Task details
Gather, from the data below, each line in which the word "with" occurs.

Given data
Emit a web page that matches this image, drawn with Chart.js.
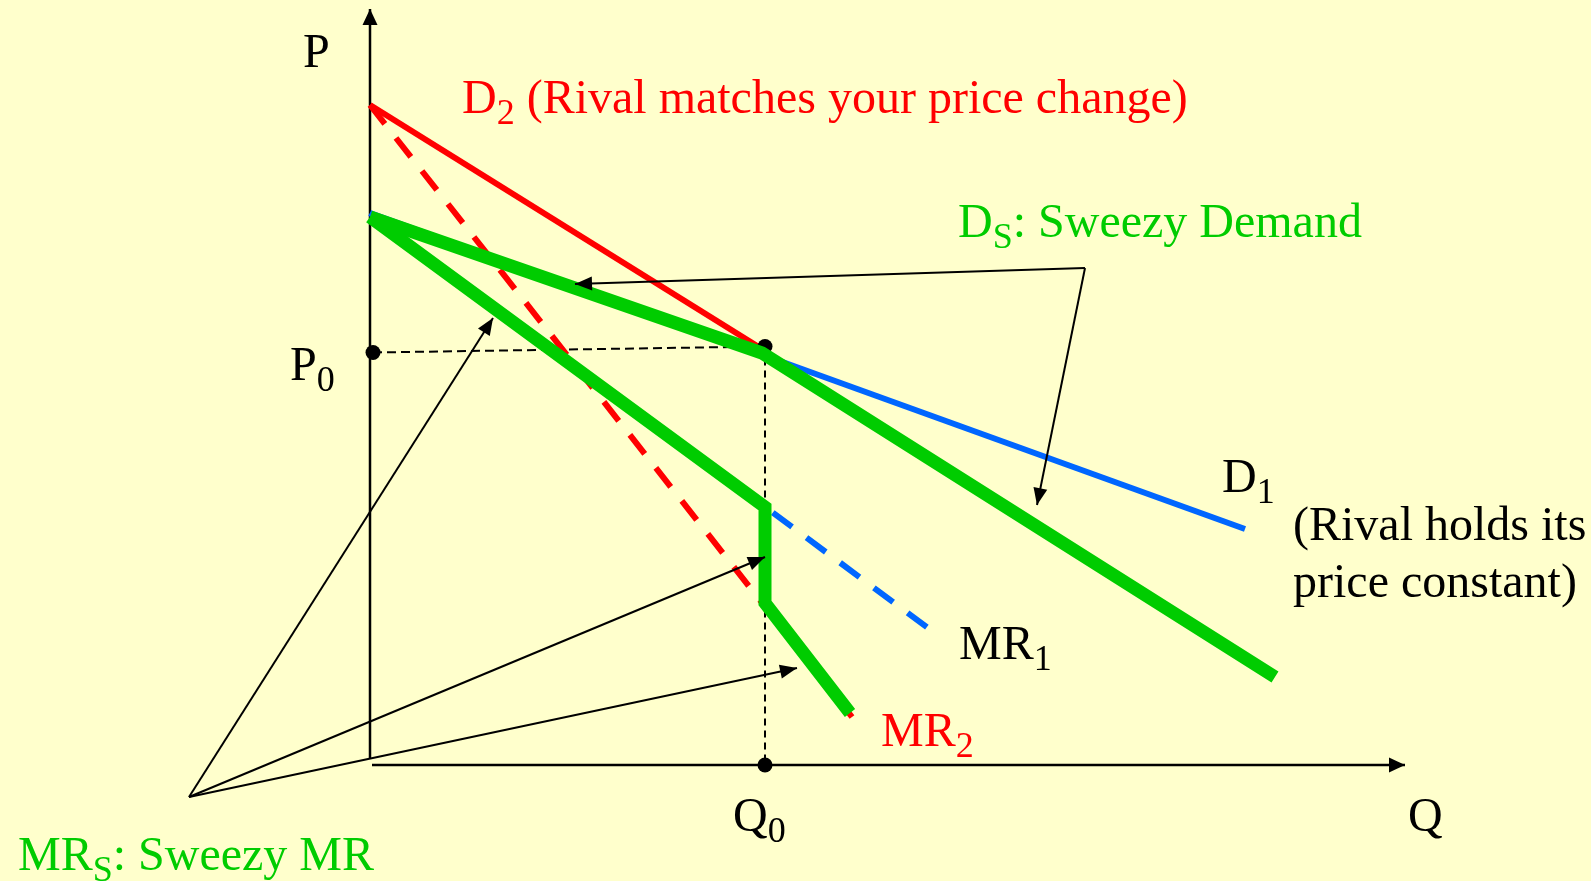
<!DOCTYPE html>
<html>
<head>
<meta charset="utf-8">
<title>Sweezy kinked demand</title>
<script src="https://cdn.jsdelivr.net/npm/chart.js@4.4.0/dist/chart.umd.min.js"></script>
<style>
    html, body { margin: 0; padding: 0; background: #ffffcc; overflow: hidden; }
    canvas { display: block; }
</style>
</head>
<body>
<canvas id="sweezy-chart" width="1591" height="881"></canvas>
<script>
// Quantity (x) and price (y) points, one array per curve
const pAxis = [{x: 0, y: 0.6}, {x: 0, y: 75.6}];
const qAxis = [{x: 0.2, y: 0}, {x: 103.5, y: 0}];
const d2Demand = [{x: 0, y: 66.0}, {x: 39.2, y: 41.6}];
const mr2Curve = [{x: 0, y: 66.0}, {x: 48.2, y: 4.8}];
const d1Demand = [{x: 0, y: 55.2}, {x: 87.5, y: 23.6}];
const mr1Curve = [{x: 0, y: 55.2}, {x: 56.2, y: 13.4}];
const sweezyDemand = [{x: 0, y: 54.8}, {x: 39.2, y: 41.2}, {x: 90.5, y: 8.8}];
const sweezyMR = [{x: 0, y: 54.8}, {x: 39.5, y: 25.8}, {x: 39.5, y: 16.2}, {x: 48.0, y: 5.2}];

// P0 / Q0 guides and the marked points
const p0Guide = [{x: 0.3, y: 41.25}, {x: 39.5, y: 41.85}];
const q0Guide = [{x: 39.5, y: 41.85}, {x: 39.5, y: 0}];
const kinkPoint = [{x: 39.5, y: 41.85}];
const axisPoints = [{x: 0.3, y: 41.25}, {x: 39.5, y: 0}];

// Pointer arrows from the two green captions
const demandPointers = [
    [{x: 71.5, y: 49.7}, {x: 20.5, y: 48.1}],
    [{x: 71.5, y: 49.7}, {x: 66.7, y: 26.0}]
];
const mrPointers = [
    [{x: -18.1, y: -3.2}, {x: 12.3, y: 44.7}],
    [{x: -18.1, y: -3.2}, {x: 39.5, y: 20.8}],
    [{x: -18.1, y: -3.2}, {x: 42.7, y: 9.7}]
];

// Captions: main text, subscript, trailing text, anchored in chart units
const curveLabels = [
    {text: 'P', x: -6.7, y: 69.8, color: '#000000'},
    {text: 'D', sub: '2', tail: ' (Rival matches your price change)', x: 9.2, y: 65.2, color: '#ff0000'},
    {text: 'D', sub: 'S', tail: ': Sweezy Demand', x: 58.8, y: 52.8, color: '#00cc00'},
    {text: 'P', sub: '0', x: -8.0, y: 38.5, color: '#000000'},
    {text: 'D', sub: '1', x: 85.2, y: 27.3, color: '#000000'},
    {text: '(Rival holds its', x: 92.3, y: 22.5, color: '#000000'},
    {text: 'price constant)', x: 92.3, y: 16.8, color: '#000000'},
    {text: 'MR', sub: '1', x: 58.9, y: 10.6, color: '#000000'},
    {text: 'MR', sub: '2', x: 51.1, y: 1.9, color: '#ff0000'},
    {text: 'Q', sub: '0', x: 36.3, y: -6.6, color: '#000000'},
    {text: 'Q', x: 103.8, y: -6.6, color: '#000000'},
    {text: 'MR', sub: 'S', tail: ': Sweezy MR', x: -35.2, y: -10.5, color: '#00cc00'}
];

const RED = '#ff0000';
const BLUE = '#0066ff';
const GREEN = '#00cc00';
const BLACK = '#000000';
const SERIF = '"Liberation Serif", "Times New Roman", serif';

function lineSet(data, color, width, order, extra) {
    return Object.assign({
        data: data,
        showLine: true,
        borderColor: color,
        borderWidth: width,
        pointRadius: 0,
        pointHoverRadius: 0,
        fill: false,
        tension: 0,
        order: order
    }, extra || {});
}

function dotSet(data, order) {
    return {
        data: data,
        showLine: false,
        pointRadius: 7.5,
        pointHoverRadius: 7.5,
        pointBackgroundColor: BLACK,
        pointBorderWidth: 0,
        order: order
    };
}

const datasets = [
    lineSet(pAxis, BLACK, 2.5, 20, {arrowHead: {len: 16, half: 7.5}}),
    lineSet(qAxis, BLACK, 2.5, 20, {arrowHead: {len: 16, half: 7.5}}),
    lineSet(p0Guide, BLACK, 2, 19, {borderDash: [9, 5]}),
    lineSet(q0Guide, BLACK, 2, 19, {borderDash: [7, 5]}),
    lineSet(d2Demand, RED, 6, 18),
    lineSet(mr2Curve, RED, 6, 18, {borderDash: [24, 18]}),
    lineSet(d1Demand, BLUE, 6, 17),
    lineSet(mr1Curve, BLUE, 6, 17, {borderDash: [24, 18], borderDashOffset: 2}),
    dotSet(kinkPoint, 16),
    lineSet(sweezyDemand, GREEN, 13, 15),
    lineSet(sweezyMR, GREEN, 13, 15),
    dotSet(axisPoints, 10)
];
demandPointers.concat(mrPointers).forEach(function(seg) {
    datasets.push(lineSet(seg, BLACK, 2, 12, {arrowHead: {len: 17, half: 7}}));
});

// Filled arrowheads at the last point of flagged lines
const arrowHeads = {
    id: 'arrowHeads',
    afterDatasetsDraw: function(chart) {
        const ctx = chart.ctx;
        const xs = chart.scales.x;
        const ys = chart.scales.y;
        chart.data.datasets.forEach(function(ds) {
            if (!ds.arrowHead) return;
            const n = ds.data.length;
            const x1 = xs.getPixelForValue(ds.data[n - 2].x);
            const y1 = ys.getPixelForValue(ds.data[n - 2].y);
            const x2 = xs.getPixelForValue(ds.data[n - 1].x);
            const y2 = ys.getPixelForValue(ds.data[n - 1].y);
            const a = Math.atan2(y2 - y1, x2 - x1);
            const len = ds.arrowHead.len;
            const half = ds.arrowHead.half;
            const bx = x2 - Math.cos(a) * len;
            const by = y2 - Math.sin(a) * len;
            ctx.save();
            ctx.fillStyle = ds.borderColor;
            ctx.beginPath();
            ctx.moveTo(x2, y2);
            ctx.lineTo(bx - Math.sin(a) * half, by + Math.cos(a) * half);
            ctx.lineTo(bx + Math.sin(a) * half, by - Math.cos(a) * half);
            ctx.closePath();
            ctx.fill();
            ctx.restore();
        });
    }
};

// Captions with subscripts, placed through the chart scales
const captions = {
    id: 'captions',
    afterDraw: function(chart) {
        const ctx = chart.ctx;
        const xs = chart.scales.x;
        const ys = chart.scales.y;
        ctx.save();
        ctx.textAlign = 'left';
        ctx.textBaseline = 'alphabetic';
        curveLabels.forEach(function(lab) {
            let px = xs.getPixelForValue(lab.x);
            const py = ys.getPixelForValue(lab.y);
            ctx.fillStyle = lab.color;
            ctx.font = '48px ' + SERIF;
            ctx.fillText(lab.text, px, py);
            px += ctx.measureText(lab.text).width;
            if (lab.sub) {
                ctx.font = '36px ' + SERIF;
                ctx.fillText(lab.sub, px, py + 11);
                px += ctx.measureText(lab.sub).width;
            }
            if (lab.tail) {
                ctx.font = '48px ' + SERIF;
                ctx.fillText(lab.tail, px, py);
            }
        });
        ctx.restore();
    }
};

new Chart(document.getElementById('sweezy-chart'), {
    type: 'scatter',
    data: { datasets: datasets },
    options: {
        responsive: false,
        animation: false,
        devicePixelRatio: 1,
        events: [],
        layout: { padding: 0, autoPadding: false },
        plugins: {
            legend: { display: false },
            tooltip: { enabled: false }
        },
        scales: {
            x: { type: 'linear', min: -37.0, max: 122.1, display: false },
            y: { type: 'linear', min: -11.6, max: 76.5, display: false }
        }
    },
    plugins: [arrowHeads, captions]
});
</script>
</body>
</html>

Task solution
Emit a web page that matches this image, drawn with Chart.js.
// Captions with subscripts, placed through the chart scales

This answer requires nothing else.